• _Material provided_
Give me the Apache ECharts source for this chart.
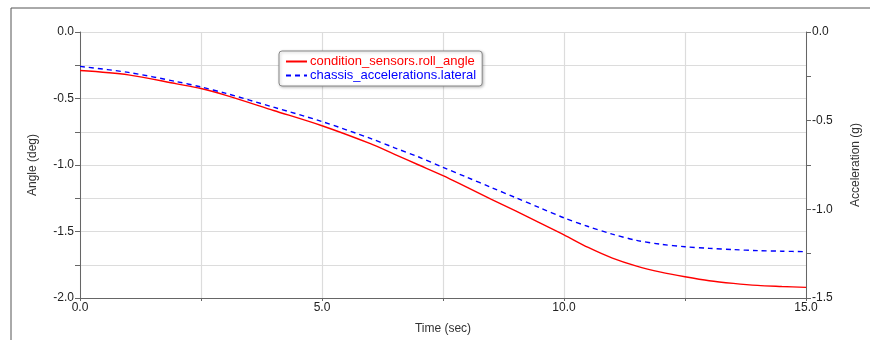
<!DOCTYPE html>
<html>
<head>
<meta charset="utf-8">
<script src="https://cdn.jsdelivr.net/npm/echarts@6/dist/echarts.min.js"></script>
<style>
  html, body { margin: 0; padding: 0; background: #fff; overflow: hidden; }
  #chart { width: 870px; height: 340px; }
</style>
</head>
<body>
<div id="chart"></div>
<script>
// Sample times (sec)
const timeSec = [0, 1, 2, 2.5, 3, 4, 5, 6, 6.5, 7, 7.5, 8, 8.5, 9, 9.5, 10, 10.5, 11, 11.5, 12, 12.5, 13, 13.5, 14, 14.5, 15];
// Roll angle (deg), left axis
const rollAngle = [-0.29, -0.322, -0.39, -0.425, -0.475, -0.59, -0.705, -0.84, -0.92, -1.0, -1.08, -1.169, -1.258, -1.345, -1.435, -1.525, -1.62, -1.70, -1.76, -1.805, -1.84, -1.87, -1.89, -1.905, -1.913, -1.92];
// Lateral acceleration (g), right axis
const lateralAccel = [-0.194, -0.228, -0.28, -0.31, -0.345, -0.424, -0.505, -0.60, -0.653, -0.705, -0.763, -0.82, -0.877, -0.934, -0.991, -1.048, -1.097, -1.14, -1.175, -1.197, -1.211, -1.22, -1.227, -1.233, -1.236, -1.239];

const seriesNames = ['condition_sensors.roll_angle', 'chassis_accelerations.lateral'];
const axisNames = { x: 'Time (sec)', left: 'Angle (deg)', right: 'Acceleration (g)' };

const FONT = 'Liberation Sans, Arial, sans-serif';
const AXIS_COLOR = '#666';
const GRID_COLOR = '#dcdcdc';

const pairs = (xs, ys) => xs.map((x, i) => [x, ys[i]]);
const near = (v, step) => Math.abs(v / step - Math.round(v / step)) < 1e-6;

const chart = echarts.init(document.getElementById('chart'), null, { renderer: 'canvas', width: 870, height: 340 });

chart.setOption({
  animation: false,
  backgroundColor: '#fff',
  textStyle: { fontFamily: FONT },
  graphic: [{
    type: 'rect',
    shape: { x: 11, y: 8, width: 880, height: 360 },
    style: { fill: 'none', stroke: '#555', lineWidth: 1 },
    silent: true, z: -1
  }],
  grid: { left: 80, top: 32, width: 731, height: 268, containLabel: false },
  legend: {
    orient: 'vertical',
    left: 279, top: 51,
    padding: [4, 6, 4, 6],
    itemGap: 1,
    itemWidth: 21, itemHeight: 12,
    backgroundColor: '#fff',
    borderColor: '#888', borderWidth: 1, borderRadius: 3,
    shadowColor: 'rgba(0,0,0,0.25)', shadowBlur: 3, shadowOffsetX: 1, shadowOffsetY: 1,
    // line-only keys: hide the marker drawn on the key line
    itemStyle: { color: 'rgba(0,0,0,0)', borderColor: 'rgba(0,0,0,0)', borderWidth: 0 },
    textStyle: { fontFamily: FONT, fontSize: 13, padding: [0, 0, 0, -2] },
    data: [
      { name: seriesNames[0], textStyle: { color: '#ff0000' } },
      { name: seriesNames[1], textStyle: { color: '#0000ff' } }
    ]
  },
  xAxis: {
    type: 'value', min: 0, max: 15, interval: 2.5,
    name: axisNames.x, nameLocation: 'middle', nameGap: 25,
    nameTextStyle: { color: '#333', fontSize: 12, fontFamily: FONT },
    axisLine: { show: true, onZero: false, lineStyle: { color: AXIS_COLOR } },
    axisTick: { show: true, length: 3, lineStyle: { color: AXIS_COLOR } },
    axisLabel: {
      color: '#222', fontSize: 12, margin: 4, fontFamily: FONT,
      formatter: v => near(v, 5) ? v.toFixed(1) : ''
    },
    splitLine: { show: true, lineStyle: { color: GRID_COLOR, width: 1.2 } }
  },
  yAxis: [{
    type: 'value', position: 'left', min: -2, max: 0, interval: 0.25,
    name: axisNames.left, nameLocation: 'middle', nameGap: 41,
    nameTextStyle: { color: '#333', fontSize: 12, fontFamily: FONT },
    axisLine: { show: true, onZero: false, lineStyle: { color: AXIS_COLOR } },
    axisTick: { show: true, length: 5, lineStyle: { color: AXIS_COLOR } },
    axisLabel: {
      color: '#222', fontSize: 12, margin: 6, fontFamily: FONT,
      formatter: v => near(v, 0.5) ? v.toFixed(1) : ''
    },
    splitLine: { show: true, lineStyle: { color: GRID_COLOR, width: 1.2 } }
  }, {
    type: 'value', position: 'right', min: -1.5, max: 0, interval: 0.25,
    name: axisNames.right, nameLocation: 'middle', nameGap: 44,
    nameTextStyle: { color: '#333', fontSize: 12, fontFamily: FONT },
    axisLine: { show: true, onZero: false, lineStyle: { color: AXIS_COLOR } },
    axisTick: { show: true, length: 5, lineStyle: { color: AXIS_COLOR } },
    axisLabel: {
      color: '#222', fontSize: 12, margin: 6, fontFamily: FONT,
      formatter: v => near(v, 0.5) ? v.toFixed(1) : ''
    },
    splitLine: { show: false }
  }],
  series: [{
    name: seriesNames[0], type: 'line', yAxisIndex: 0,
    data: pairs(timeSec, rollAngle),
    symbol: 'none', smooth: 0.3,
    lineStyle: { color: '#ff0000', width: 1.4 },
    itemStyle: { color: '#ff0000' }
  }, {
    name: seriesNames[1], type: 'line', yAxisIndex: 1,
    data: pairs(timeSec, lateralAccel),
    symbol: 'none', smooth: 0.3,
    lineStyle: { color: '#0000ff', width: 1.4, type: [5, 4] },
    itemStyle: { color: '#0000ff' }
  }]
});
</script>
</body>
</html>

• _Set exercise_
Transcribe all the data word for word; the images stay out.

• _Solution_
Give me the Apache ECharts source for this chart.
<!DOCTYPE html>
<html>
<head>
<meta charset="utf-8">
<script src="https://cdn.jsdelivr.net/npm/echarts@6/dist/echarts.min.js"></script>
<style>
  html, body { margin: 0; padding: 0; background: #fff; overflow: hidden; }
  #chart { width: 870px; height: 340px; }
</style>
</head>
<body>
<div id="chart"></div>
<script>
// Sample times (sec)
const timeSec = [0, 1, 2, 2.5, 3, 4, 5, 6, 6.5, 7, 7.5, 8, 8.5, 9, 9.5, 10, 10.5, 11, 11.5, 12, 12.5, 13, 13.5, 14, 14.5, 15];
// Roll angle (deg), left axis
const rollAngle = [-0.29, -0.322, -0.39, -0.425, -0.475, -0.59, -0.705, -0.84, -0.92, -1.0, -1.08, -1.169, -1.258, -1.345, -1.435, -1.525, -1.62, -1.70, -1.76, -1.805, -1.84, -1.87, -1.89, -1.905, -1.913, -1.92];
// Lateral acceleration (g), right axis
const lateralAccel = [-0.194, -0.228, -0.28, -0.31, -0.345, -0.424, -0.505, -0.60, -0.653, -0.705, -0.763, -0.82, -0.877, -0.934, -0.991, -1.048, -1.097, -1.14, -1.175, -1.197, -1.211, -1.22, -1.227, -1.233, -1.236, -1.239];

const seriesNames = ['condition_sensors.roll_angle', 'chassis_accelerations.lateral'];
const axisNames = { x: 'Time (sec)', left: 'Angle (deg)', right: 'Acceleration (g)' };

const FONT = 'Liberation Sans, Arial, sans-serif';
const AXIS_COLOR = '#666';
const GRID_COLOR = '#dcdcdc';

const pairs = (xs, ys) => xs.map((x, i) => [x, ys[i]]);
const near = (v, step) => Math.abs(v / step - Math.round(v / step)) < 1e-6;

const chart = echarts.init(document.getElementById('chart'), null, { renderer: 'canvas', width: 870, height: 340 });

chart.setOption({
  animation: false,
  backgroundColor: '#fff',
  textStyle: { fontFamily: FONT },
  graphic: [{
    type: 'rect',
    shape: { x: 11, y: 8, width: 880, height: 360 },
    style: { fill: 'none', stroke: '#555', lineWidth: 1 },
    silent: true, z: -1
  }],
  grid: { left: 80, top: 32, width: 731, height: 268, containLabel: false },
  legend: {
    orient: 'vertical',
    left: 279, top: 51,
    padding: [4, 6, 4, 6],
    itemGap: 1,
    itemWidth: 21, itemHeight: 12,
    backgroundColor: '#fff',
    borderColor: '#888', borderWidth: 1, borderRadius: 3,
    shadowColor: 'rgba(0,0,0,0.25)', shadowBlur: 3, shadowOffsetX: 1, shadowOffsetY: 1,
    // line-only keys: hide the marker drawn on the key line
    itemStyle: { color: 'rgba(0,0,0,0)', borderColor: 'rgba(0,0,0,0)', borderWidth: 0 },
    textStyle: { fontFamily: FONT, fontSize: 13, padding: [0, 0, 0, -2] },
    data: [
      { name: seriesNames[0], textStyle: { color: '#ff0000' } },
      { name: seriesNames[1], textStyle: { color: '#0000ff' } }
    ]
  },
  xAxis: {
    type: 'value', min: 0, max: 15, interval: 2.5,
    name: axisNames.x, nameLocation: 'middle', nameGap: 25,
    nameTextStyle: { color: '#333', fontSize: 12, fontFamily: FONT },
    axisLine: { show: true, onZero: false, lineStyle: { color: AXIS_COLOR } },
    axisTick: { show: true, length: 3, lineStyle: { color: AXIS_COLOR } },
    axisLabel: {
      color: '#222', fontSize: 12, margin: 4, fontFamily: FONT,
      formatter: v => near(v, 5) ? v.toFixed(1) : ''
    },
    splitLine: { show: true, lineStyle: { color: GRID_COLOR, width: 1.2 } }
  },
  yAxis: [{
    type: 'value', position: 'left', min: -2, max: 0, interval: 0.25,
    name: axisNames.left, nameLocation: 'middle', nameGap: 41,
    nameTextStyle: { color: '#333', fontSize: 12, fontFamily: FONT },
    axisLine: { show: true, onZero: false, lineStyle: { color: AXIS_COLOR } },
    axisTick: { show: true, length: 5, lineStyle: { color: AXIS_COLOR } },
    axisLabel: {
      color: '#222', fontSize: 12, margin: 6, fontFamily: FONT,
      formatter: v => near(v, 0.5) ? v.toFixed(1) : ''
    },
    splitLine: { show: true, lineStyle: { color: GRID_COLOR, width: 1.2 } }
  }, {
    type: 'value', position: 'right', min: -1.5, max: 0, interval: 0.25,
    name: axisNames.right, nameLocation: 'middle', nameGap: 44,
    nameTextStyle: { color: '#333', fontSize: 12, fontFamily: FONT },
    axisLine: { show: true, onZero: false, lineStyle: { color: AXIS_COLOR } },
    axisTick: { show: true, length: 5, lineStyle: { color: AXIS_COLOR } },
    axisLabel: {
      color: '#222', fontSize: 12, margin: 6, fontFamily: FONT,
      formatter: v => near(v, 0.5) ? v.toFixed(1) : ''
    },
    splitLine: { show: false }
  }],
  series: [{
    name: seriesNames[0], type: 'line', yAxisIndex: 0,
    data: pairs(timeSec, rollAngle),
    symbol: 'none', smooth: 0.3,
    lineStyle: { color: '#ff0000', width: 1.4 },
    itemStyle: { color: '#ff0000' }
  }, {
    name: seriesNames[1], type: 'line', yAxisIndex: 1,
    data: pairs(timeSec, lateralAccel),
    symbol: 'none', smooth: 0.3,
    lineStyle: { color: '#0000ff', width: 1.4, type: [5, 4] },
    itemStyle: { color: '#0000ff' }
  }]
});
</script>
</body>
</html>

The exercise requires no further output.